Most capital ships of the major navies were propelled by steam turbines burning bunker fuel in both World Wars. Large naval vessels and submarines continue to be operated with steam turbines, using nuclear reactors to boil the water. NS Savannah, was the first nuclear-powered cargo-passenger ship, and was built in the late 1950s as a demonstration project for the potential use of nuclear energy.
Thousands of Liberty Ships (powered by steam piston engines) and Victory Ships (powered by steam turbine engines) were built in World War II. A few of these survive as floating museums and sail occasionally: SS Jeremiah O'Brien, SS John W. Brown, SS American Victory, SS Lane Victory, and SS Red Oak Victory.

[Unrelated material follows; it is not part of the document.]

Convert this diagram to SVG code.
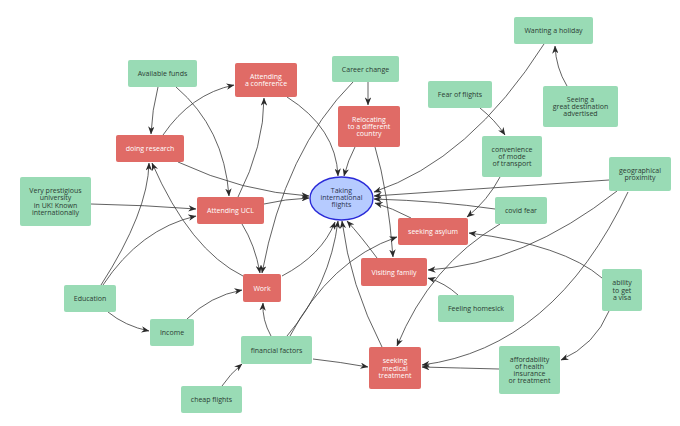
<svg xmlns="http://www.w3.org/2000/svg" width="680" height="426" viewBox="0 0 680 426">
<defs>
<style>
.g rect{fill:#99dbb5}
.r rect{fill:#e06b66}
text{font-family:"Open Sans","Liberation Sans",sans-serif;font-size:7px;text-anchor:middle}
.g text{fill:#2b3b33}
.r text{fill:#ffffff}
.e text{fill:#2b3350}
.e ellipse{fill:#b6cbff;stroke:#2a2ad8;stroke-width:1.4}
#edges path{fill:none;stroke:#3a3a3a;stroke-width:0.8;marker-end:url(#ah)}
</style>
<marker id="ah" viewBox="0 0 10 8" refX="9.5" refY="4" markerWidth="8" markerHeight="6.4" markerUnits="userSpaceOnUse" orient="auto">
<path d="M0,0 L10,4 L0,8 L3,4 Z" fill="#2a2a2a"/>
</marker>
</defs>
<rect width="680" height="426" fill="#ffffff"/>
<g id="edges">
<path d="M544,44 Q470,160 374,192"/>
<path d="M567,86 Q556,68 555,46"/>
<path d="M480,108 Q495,120 505,135"/>
<path d="M500,177 Q488,200 467,217"/>
<path d="M609,180 Q490,188 374,196"/>
<path d="M495,209 Q440,201 374,199"/>
<path d="M411,218 Q392,208 375,203"/>
<path d="M602,278 Q564,245 469,233"/>
<path d="M617,191 Q524,264 428,270"/>
<path d="M628,192 Q554,348 422,365"/>
<path d="M500,224 Q430,265 397,346"/>
<path d="M499,369 Q460,368 422,367"/>
<path d="M458,295 Q445,283 428,278"/>
<path d="M609,311 Q595,345 561,360"/>
<path d="M355,147 Q348,160 344,176"/>
<path d="M375,147 Q388,190 393,257"/>
<path d="M368,82 L368,105"/>
<path d="M353,82 Q285,150 262,273"/>
<path d="M287,97 Q336,128 338,176"/>
<path d="M238,197 Q264,146 264,98"/>
<path d="M163,135 Q191,94 234,85"/>
<path d="M158,87 Q152,110 151,134"/>
<path d="M176,87 Q224,128 229,196"/>
<path d="M178,162 Q242,192 309,196"/>
<path d="M264,204 Q285,199 309,198"/>
<path d="M91,204 Q145,205 196,209"/>
<path d="M101,285 Q148,212 149,163"/>
<path d="M103,285 Q140,229 196,216"/>
<path d="M243,276 Q190,250 152,163"/>
<path d="M242,224 Q255,245 260,273"/>
<path d="M187,319 Q210,296 242,290"/>
<path d="M108,312 Q125,326 149,331"/>
<path d="M222,386 Q230,374 242,364"/>
<path d="M271,336 Q262,320 263,303"/>
<path d="M287,336 Q330,285 338,221"/>
<path d="M290,336 Q330,260 397,237"/>
<path d="M282,276 Q322,255 335,222"/>
<path d="M382,347 Q350,285 342,221"/>
<path d="M377,258 Q360,235 347,221"/>
<path d="M313,359 Q340,362 368,367"/>
</g>
<g id="holiday" class="g"><rect x="514" y="17" width="79" height="27" rx="2"/><text x="553.5" y="33">Wanting a holiday</text></g>
<g id="seeing" class="g"><rect x="543" y="86" width="75" height="41" rx="2"/><text x="580.5" y="101.8">Seeing a<tspan x="580.5" dy="7.2">great destination</tspan><tspan x="580.5" dy="7.2">advertised</tspan></text></g>
<g id="fear" class="g"><rect x="428" y="81" width="64" height="27" rx="2"/><text x="460" y="97">Fear of flights</text></g>
<g id="convenience" class="g"><rect x="482" y="136" width="60" height="41" rx="2"/><text x="512" y="151.8">convenience<tspan x="512" dy="7.2">of mode</tspan><tspan x="512" dy="7.2">of transport</tspan></text></g>
<g id="geo" class="g"><rect x="609" y="157" width="62" height="34" rx="2"/><text x="640" y="172.9">geographical<tspan x="640" dy="7.2">proximity</tspan></text></g>
<g id="covid" class="g"><rect x="495" y="197" width="52" height="27" rx="2"/><text x="521" y="213">covid fear</text></g>
<g id="visa" class="g"><rect x="602" y="269" width="40" height="42" rx="2"/><text x="622" y="285.3">ability<tspan x="622" dy="7.2">to get</tspan><tspan x="622" dy="7.2">a visa</tspan></text></g>
<g id="afford" class="g"><rect x="499" y="346" width="61" height="48" rx="2"/><text x="529.5" y="361.7">affordability<tspan x="529.5" dy="7.2">of health</tspan><tspan x="529.5" dy="7.2">insurance</tspan><tspan x="529.5" dy="7.2">or treatment</tspan></text></g>
<g id="homesick" class="g"><rect x="438" y="295" width="76" height="27" rx="2"/><text x="476" y="311">Feeling homesick</text></g>
<g id="asylum" class="r"><rect x="398" y="218" width="70" height="27" rx="2"/><text x="433" y="234">seeking asylum</text></g>
<g id="visiting" class="r"><rect x="361" y="258" width="66" height="28" rx="2"/><text x="394" y="274.5">Visiting family</text></g>
<g id="medical" class="r"><rect x="369" y="347" width="52" height="42" rx="2"/><text x="395" y="363.3">seeking<tspan x="395" dy="7.2">medical</tspan><tspan x="395" dy="7.2">treatment</tspan></text></g>
<g id="financial" class="g"><rect x="241" y="336" width="71" height="28" rx="2"/><text x="276.5" y="352.5">financial factors</text></g>
<g id="work" class="r"><rect x="243" y="274" width="38" height="28" rx="2"/><text x="262" y="290.5">Work</text></g>
<g id="cheap" class="g"><rect x="181" y="386" width="61" height="27" rx="2"/><text x="211.5" y="402">cheap flights</text></g>
<g id="income" class="g"><rect x="150" y="319" width="44" height="27" rx="2"/><text x="172" y="335">Income</text></g>
<g id="education" class="g"><rect x="64" y="285" width="52" height="27" rx="2"/><text x="90" y="301">Education</text></g>
<g id="ucl" class="r"><rect x="197" y="197" width="67" height="27" rx="2"/><text x="230.5" y="213">Attending UCL</text></g>
<g id="prestigious" class="g"><rect x="20" y="177" width="71" height="49" rx="2"/><text x="55.5" y="193.2">Very prestigious<tspan x="55.5" dy="7.2">university</tspan><tspan x="55.5" dy="7.2">in UK! Known</tspan><tspan x="55.5" dy="7.2">internationally</tspan></text></g>
<g id="research" class="r"><rect x="116" y="135" width="68" height="27" rx="2"/><text x="150" y="151">doing research</text></g>
<g id="funds" class="g"><rect x="128" y="60" width="69" height="27" rx="2"/><text x="162.5" y="76">Available funds</text></g>
<g id="conference" class="r"><rect x="235" y="63" width="62" height="34" rx="2"/><text x="266" y="78.9">Attending<tspan x="266" dy="7.2">a conference</tspan></text></g>
<g id="career" class="g"><rect x="332" y="56" width="67" height="26" rx="2"/><text x="365.5" y="71.5">Career change</text></g>
<g id="relocating" class="r"><rect x="338" y="106" width="62" height="41" rx="2"/><text x="369" y="121.8">Relocating<tspan x="369" dy="7.2">to a different</tspan><tspan x="369" dy="7.2">country</tspan></text></g>
<g id="flights" class="e"><ellipse cx="341.5" cy="198.5" rx="31.5" ry="21.5"/><text x="341.5" y="193.3">Taking<tspan x="341.5" dy="6.9">international</tspan><tspan x="341.5" dy="6.9">flights</tspan></text></g>
</svg>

A steam turbine ship can be either direct propulsion (the turbines, equipped with a reduction gear, rotate directly the propellers), or turboelectric (the turbines rotate electric generators, which in turn feed electric motors operating the propellers).
While steam turbine-driven merchant ships such as the Algol-class cargo ships (1972–1973), ALP Pacesetter-class container ships (1973–1974) and very large crude carriers were built until the 1970s, the use of steam for marine propulsion in the commercial market has declined dramatically due to the development of more efficient diesel engines. One notable exception are LNG carriers which use boil-off gas from the cargo tanks as fuel. However, even there the development of dual-fuel engines has pushed steam turbines into a niche market with about 10% market share in newbuildings in 2013. Lately, there has been some development in hybrid power plants where the steam turbine is used together with gas engines. As of August 2017 the newest class of Steam Turbine ships are the Seri Camellia-class LNG carriers built by Hyundai Heavy Industries (HHI) starting in 2016 and comprising five units. 
Nuclear powered ships are basically steam turbine vessels. The boiler is heated, not by heat of combustion, but by the heat generated by nuclear reactor. Most atomic-powered ships today are either aircraft carriers or submarines.